Poker levels of thinking
A key mindset skill is thinking on the right level relative to your opponents.
| Level | You’re thinking about | Example |
|---|---|---|
| Level 1 | Your own cards | ”I have top pair” |
| Level 2 | Your opponent’s cards | ”They probably have a draw” |
| Level 3 | What they think you have | ”They think I’m bluffing” |
| Level 4+ | What they think you think… | Deep, recursive reads |
The goal isn’t to think as deep as possible — that’s a trap. Against a beginner stuck on Level 1, you win by thinking on Level 2. Out-leveling yourself against a simple opponent (assuming a fancy bluff they’ll never make) loses money. Play exactly one level above the player you’re facing.
A worked mindset scenario
You lose a huge pot with a set to a runner-runner flush. Two mindsets, same hand:
- Fragile ego: “I can’t win. This site is rigged. I’m going to get my money back from this guy.” You spew off two more buy-ins on tilt.
- Winning mindset: “I got it in as a big favorite — that’s a win in every way that I control. The river was one bad card. Nothing to fix.” You play the next hand exactly as you would have if you’d never seen the river.
The cards were identical. The bankroll outcome was not — and the only variable was what was happening between your ears.
Build it session by session
A winning mindset isn’t a personality you’re born with; it’s a set of habits you rehearse:
- Pre-session: decide your stop-loss and remind yourself you’re chasing good decisions, not a specific result.
- In-session: notice tilt triggers early and use your leave-the-table routine.
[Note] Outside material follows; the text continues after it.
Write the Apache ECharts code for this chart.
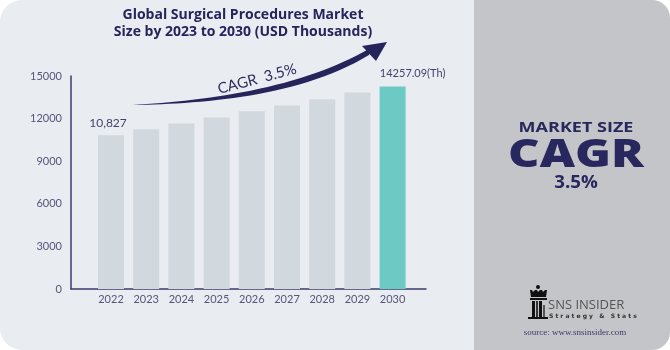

- Post-session: review decisions before results; flag hands to study.
- Ongoing: keep learning. A curious, humble player at a table full of defensive ones has a permanent edge.
Apply this consistently — start in a forgiving format like cash games — and the swings that used to rattle you become background noise. Return to the mental game hub to tie mindset together with tilt control and variance.
Frequently asked
What is a poker mindset?
A poker mindset is the mental framework a strong player uses: judging themselves on decision quality rather than results, staying emotionally detached from short-term swings, and treating every session as a chance to learn.
How do I develop a winning poker mindset?
Focus on process over results, review your play honestly, detach your ego from wins and losses, and internalize variance so short-term luck stops rattling you. It's a habit built session by session.
What are the levels of thinking in poker?
Level 1 is your own cards, level 2 is your opponent's cards, level 3 is what they think you have, and so on. Strong players operate a level above their opponents — but only one level, not endlessly deep.
Does a good mindset actually make you money?
Indirectly but hugely. Mindset doesn't deal you better cards; it lets you consistently execute the strategy you already know instead of sabotaging it with tilt, fear, and ego.